4th War Minister of Albania
- In office 5 October 1914 – 27 January 1916
- Preceded by: Kara Seit Pasha
- Succeeded by: Ali Riza Kolonja

Member of the Constitutional Assembly
- In office 18 December 1926 – 19 March 1927

Personal details
- Born: Unknown Dohoshisht, Ottoman Albania
- Died: 19 March 1927 Tirana, Albania

= Isuf Dibra =

Albanian politician

Isuf Dibra (Dohoshisht ? – Tirana, March 19, 1927) was an Albanian politician who served as Minister of War in the Toptani Government.

==Biography==
Isuf Dibra was born in the village of Dohoshisht, present day Dibër County.

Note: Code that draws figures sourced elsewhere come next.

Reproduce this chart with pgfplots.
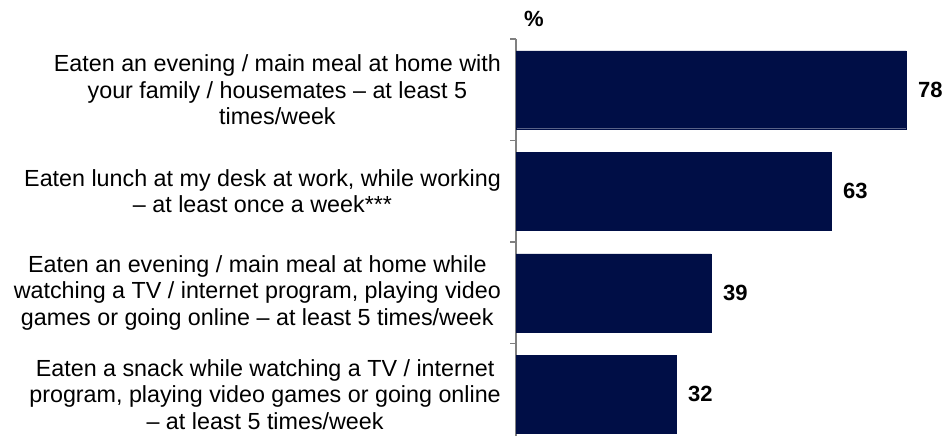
\documentclass[border=0pt]{standalone}
\usepackage{fontspec}
\setmainfont{Liberation Sans}
\usepackage{pgfplots}
\pgfplotsset{compat=1.18}
\definecolor{navy}{RGB}{0,14,70}
\definecolor{axgray}{RGB}{128,128,128}
\begin{document}
\begin{tikzpicture}[x=1pt,y=1pt]
\useasboundingbox (0,0) rectangle (944,436);
\begin{axis}[
  at={(516pt,0pt)}, anchor=south west,
  scale only axis, width=425pt, height=397pt,
  xmin=0, xmax=85, ymin=-0.41, ymax=3.5,
  axis y line=left, axis x line=none,
  axis line style={-, draw=axgray, line width=1.3pt},
  ytick={0,1,2,3},
  yticklabels={{Eaten a snack while watching a TV / internet\\program, playing video games or going online\\– at least 5 times/week},
               {Eaten an evening / main meal at home while\\watching a TV / internet program, playing video\\games or going online – at least 5 times/week},
               {Eaten lunch at my desk at work, while working\\– at least once a week***},
               {Eaten an evening / main meal at home with\\your family / housemates – at least 5\\times/week}},
  major tick length=0pt,
  minor ytick={0.5,1.5,2.5,3.5},
  minor tick length=6pt, tick align=outside,
  minor tick style={draw=axgray, line width=1.3pt},
  yticklabel style={align=center, anchor=east, inner sep=0pt, xshift=-15pt,
    font=\fontsize{23.3}{26.5}\selectfont},
  /pgf/number format/assume math mode=true,
  xbar, bar width=0.767,
  nodes near coords,
  nodes near coords style={anchor=west, inner sep=0pt, xshift=12pt,
    font=\fontsize{22}{25}\selectfont\bfseries},
  clip=false,
]
\addplot[fill=navy, draw=navy] coordinates {(32,0) (39,1) (63,2) (78,3)};
\node[font=\fontsize{22}{25}\selectfont\bfseries, anchor=south] at (rel axis cs:0,1) [xshift=18pt, yshift=9pt] {\%};
\end{axis}
\end{tikzpicture}
\end{document}
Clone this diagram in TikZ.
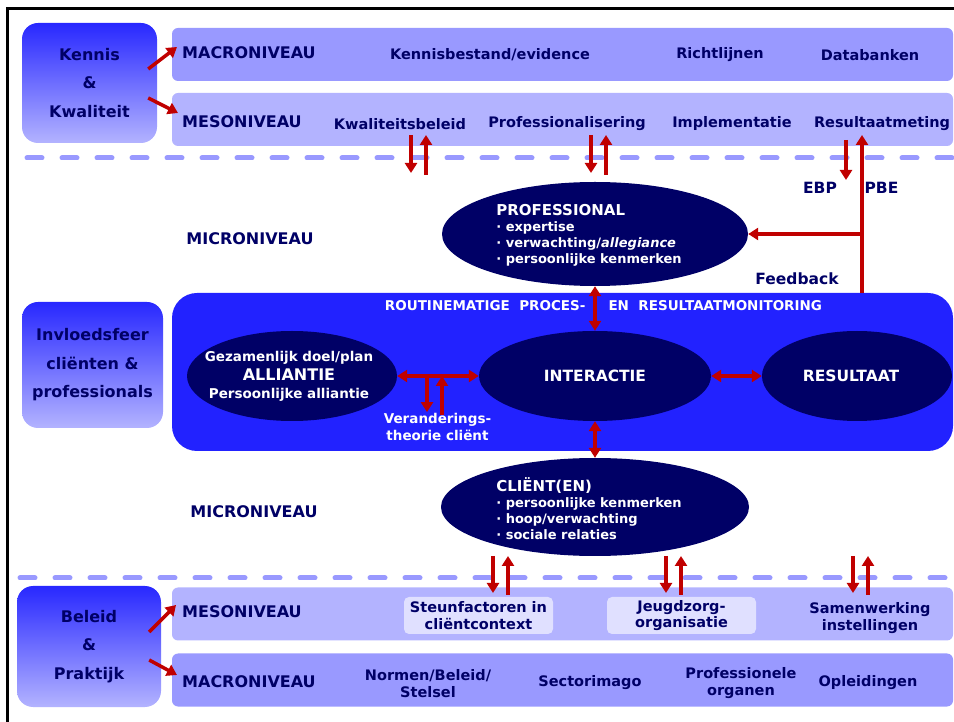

Little information is known about his life, including the exact year of his birth. He attended the elementary ruşdiye school in Manastir.
As the leader of a guerrilla force of roughly 5,000 mercenaries, he helped Essad Toptani seize power in the fall of 1914. For his efforts, in the form of gratitude, Essad Pasha named him Minister of War in his newly formed cabinet.
Dibra was appointed as an unelected member of the senate in the Constitutional Assembly on
18 December 1926, replacing the ousted senator Eqrem Vlora who had not participated in the works of the senate for two months.
The following year, on March 19, 1927, he was murdered in Tirana by his assistant under unknown circumstances. The printed press at the time reported that Dibra received a state funeral on March 22 and the procession speech was given by fellow senator Pilo Papa.